>> begin
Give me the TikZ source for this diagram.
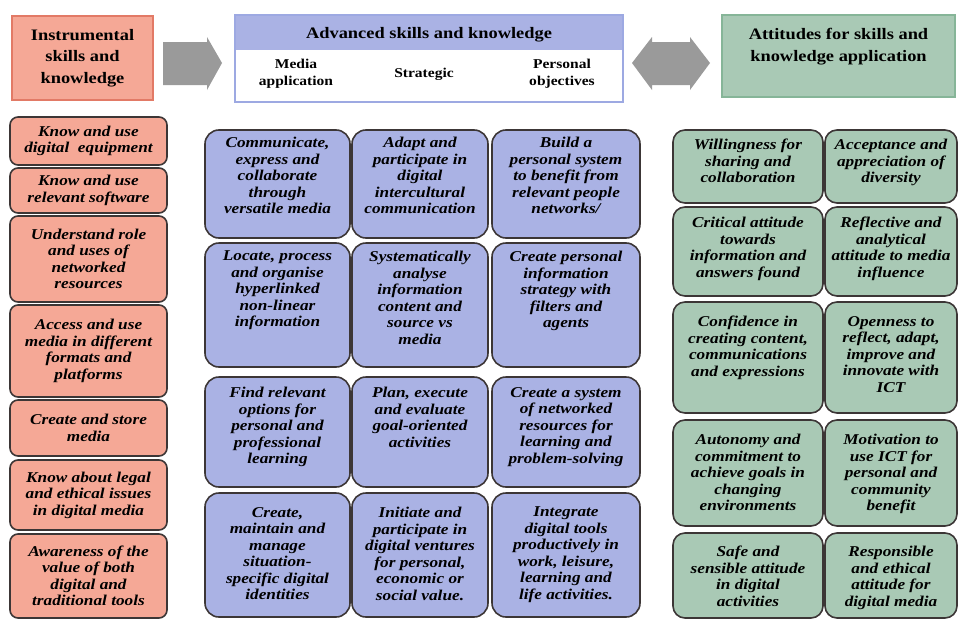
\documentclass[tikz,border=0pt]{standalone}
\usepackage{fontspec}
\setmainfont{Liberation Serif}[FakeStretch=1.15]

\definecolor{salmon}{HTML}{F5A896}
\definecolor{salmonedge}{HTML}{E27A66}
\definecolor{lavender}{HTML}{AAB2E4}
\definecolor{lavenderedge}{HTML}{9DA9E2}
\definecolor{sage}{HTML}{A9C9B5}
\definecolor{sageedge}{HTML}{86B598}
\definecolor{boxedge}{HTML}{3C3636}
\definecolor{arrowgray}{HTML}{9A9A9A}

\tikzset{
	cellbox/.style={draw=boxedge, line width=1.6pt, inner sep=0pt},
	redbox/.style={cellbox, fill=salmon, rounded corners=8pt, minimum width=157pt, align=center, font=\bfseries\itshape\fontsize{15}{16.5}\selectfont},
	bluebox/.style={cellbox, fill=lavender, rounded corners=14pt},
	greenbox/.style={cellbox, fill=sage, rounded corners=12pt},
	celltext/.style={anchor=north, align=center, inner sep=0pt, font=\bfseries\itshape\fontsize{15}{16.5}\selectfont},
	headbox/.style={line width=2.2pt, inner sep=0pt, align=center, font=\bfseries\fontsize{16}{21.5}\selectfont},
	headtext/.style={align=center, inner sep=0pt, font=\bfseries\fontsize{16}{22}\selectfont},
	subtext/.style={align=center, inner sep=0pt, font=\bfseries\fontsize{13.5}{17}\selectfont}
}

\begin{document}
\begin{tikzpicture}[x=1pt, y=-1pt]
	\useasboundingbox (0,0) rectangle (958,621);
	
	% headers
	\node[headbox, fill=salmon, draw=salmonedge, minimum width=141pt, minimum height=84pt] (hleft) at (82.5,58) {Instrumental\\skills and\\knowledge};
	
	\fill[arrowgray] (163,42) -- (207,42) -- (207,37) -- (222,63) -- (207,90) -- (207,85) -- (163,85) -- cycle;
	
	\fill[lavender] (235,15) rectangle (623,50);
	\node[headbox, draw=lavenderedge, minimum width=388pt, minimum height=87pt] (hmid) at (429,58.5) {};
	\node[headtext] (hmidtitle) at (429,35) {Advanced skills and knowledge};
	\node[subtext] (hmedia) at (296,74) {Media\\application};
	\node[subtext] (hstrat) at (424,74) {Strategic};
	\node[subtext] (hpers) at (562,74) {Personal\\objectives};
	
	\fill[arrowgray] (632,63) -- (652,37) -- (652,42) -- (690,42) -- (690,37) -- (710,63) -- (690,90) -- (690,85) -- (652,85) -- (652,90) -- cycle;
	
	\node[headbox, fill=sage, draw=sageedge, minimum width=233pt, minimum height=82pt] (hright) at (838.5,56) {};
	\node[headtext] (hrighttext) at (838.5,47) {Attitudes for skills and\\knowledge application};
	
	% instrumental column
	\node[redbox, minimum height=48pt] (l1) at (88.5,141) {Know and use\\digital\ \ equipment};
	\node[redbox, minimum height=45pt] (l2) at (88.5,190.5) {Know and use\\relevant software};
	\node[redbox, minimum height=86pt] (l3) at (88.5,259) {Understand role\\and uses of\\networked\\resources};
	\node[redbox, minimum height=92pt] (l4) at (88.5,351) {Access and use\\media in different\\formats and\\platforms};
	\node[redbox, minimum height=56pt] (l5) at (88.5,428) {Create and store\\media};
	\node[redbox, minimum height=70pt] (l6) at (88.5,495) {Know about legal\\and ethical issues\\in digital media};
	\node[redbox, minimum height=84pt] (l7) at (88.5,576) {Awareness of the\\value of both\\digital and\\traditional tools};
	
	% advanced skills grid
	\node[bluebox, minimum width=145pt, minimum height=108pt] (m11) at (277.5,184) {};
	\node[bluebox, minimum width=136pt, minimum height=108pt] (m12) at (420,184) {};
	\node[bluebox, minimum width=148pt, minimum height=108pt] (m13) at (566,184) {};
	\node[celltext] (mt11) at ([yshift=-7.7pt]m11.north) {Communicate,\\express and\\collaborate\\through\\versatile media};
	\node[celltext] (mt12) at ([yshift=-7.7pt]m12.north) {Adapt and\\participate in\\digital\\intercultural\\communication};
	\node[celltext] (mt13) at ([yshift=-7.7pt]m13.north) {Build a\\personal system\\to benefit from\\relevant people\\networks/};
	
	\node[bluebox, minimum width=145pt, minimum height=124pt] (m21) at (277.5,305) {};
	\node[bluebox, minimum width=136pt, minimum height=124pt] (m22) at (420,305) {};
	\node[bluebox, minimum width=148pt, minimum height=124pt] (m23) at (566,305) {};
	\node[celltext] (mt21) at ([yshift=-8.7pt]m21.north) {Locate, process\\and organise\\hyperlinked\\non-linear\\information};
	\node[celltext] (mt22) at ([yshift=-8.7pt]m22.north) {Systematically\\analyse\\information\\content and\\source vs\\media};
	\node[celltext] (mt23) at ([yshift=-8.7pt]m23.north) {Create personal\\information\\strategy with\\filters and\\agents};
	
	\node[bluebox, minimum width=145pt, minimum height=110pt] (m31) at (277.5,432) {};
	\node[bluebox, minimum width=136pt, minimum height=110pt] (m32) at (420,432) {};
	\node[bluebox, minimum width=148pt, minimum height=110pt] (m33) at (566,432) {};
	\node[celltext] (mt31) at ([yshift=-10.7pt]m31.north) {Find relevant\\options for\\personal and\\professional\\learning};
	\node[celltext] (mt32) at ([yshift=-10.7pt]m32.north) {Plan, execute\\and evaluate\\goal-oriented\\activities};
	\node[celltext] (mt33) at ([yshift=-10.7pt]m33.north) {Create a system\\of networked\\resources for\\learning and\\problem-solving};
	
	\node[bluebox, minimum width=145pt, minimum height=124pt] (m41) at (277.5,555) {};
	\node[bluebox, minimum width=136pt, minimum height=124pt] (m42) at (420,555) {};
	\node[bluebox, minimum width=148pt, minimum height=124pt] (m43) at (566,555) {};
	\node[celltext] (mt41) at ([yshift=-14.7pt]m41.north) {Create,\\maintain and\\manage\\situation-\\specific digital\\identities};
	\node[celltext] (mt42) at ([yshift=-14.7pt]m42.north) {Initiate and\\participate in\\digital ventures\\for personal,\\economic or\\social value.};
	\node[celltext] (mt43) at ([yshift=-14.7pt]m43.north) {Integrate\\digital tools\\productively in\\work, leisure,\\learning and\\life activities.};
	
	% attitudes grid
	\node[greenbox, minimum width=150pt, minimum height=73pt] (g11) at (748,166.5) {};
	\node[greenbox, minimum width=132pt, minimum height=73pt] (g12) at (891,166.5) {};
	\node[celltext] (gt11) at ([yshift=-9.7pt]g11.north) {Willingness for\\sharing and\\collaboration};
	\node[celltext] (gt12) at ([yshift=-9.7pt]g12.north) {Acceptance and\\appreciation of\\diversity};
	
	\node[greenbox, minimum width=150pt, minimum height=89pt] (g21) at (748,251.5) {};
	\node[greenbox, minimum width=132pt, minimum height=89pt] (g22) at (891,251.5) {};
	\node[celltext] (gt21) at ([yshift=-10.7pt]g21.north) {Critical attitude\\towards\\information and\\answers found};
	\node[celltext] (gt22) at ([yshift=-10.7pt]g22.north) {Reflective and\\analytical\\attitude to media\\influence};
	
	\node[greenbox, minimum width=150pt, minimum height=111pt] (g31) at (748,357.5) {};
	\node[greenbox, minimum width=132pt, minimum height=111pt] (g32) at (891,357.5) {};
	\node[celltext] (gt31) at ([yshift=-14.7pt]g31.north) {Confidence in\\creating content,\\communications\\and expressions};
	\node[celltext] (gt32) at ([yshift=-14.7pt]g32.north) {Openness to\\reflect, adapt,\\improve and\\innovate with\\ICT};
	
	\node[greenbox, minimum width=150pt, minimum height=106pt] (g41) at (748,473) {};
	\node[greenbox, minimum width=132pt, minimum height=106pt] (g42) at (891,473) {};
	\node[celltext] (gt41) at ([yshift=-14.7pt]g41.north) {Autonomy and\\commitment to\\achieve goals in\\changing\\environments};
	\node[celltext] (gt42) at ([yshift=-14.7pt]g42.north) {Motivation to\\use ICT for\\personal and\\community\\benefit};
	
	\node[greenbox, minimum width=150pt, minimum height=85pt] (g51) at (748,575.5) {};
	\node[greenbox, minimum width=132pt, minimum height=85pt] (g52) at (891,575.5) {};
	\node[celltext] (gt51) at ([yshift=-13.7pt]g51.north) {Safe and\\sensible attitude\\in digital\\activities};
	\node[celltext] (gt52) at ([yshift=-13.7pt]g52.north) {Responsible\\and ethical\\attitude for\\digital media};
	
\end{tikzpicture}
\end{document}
>> end
Restate the material word for word from its first line through the line containing "(0,0) rectangle (958,621);", both included; the pictures do not belong in it.

Give me the TikZ source for this diagram.
\documentclass[tikz,border=0pt]{standalone}
\usepackage{fontspec}
\setmainfont{Liberation Serif}[FakeStretch=1.15]

\definecolor{salmon}{HTML}{F5A896}
\definecolor{salmonedge}{HTML}{E27A66}
\definecolor{lavender}{HTML}{AAB2E4}
\definecolor{lavenderedge}{HTML}{9DA9E2}
\definecolor{sage}{HTML}{A9C9B5}
\definecolor{sageedge}{HTML}{86B598}
\definecolor{boxedge}{HTML}{3C3636}
\definecolor{arrowgray}{HTML}{9A9A9A}

\tikzset{
	cellbox/.style={draw=boxedge, line width=1.6pt, inner sep=0pt},
	redbox/.style={cellbox, fill=salmon, rounded corners=8pt, minimum width=157pt, align=center, font=\bfseries\itshape\fontsize{15}{16.5}\selectfont},
	bluebox/.style={cellbox, fill=lavender, rounded corners=14pt},
	greenbox/.style={cellbox, fill=sage, rounded corners=12pt},
	celltext/.style={anchor=north, align=center, inner sep=0pt, font=\bfseries\itshape\fontsize{15}{16.5}\selectfont},
	headbox/.style={line width=2.2pt, inner sep=0pt, align=center, font=\bfseries\fontsize{16}{21.5}\selectfont},
	headtext/.style={align=center, inner sep=0pt, font=\bfseries\fontsize{16}{22}\selectfont},
	subtext/.style={align=center, inner sep=0pt, font=\bfseries\fontsize{13.5}{17}\selectfont}
}

\begin{document}
\begin{tikzpicture}[x=1pt, y=-1pt]
	\useasboundingbox (0,0) rectangle (958,621);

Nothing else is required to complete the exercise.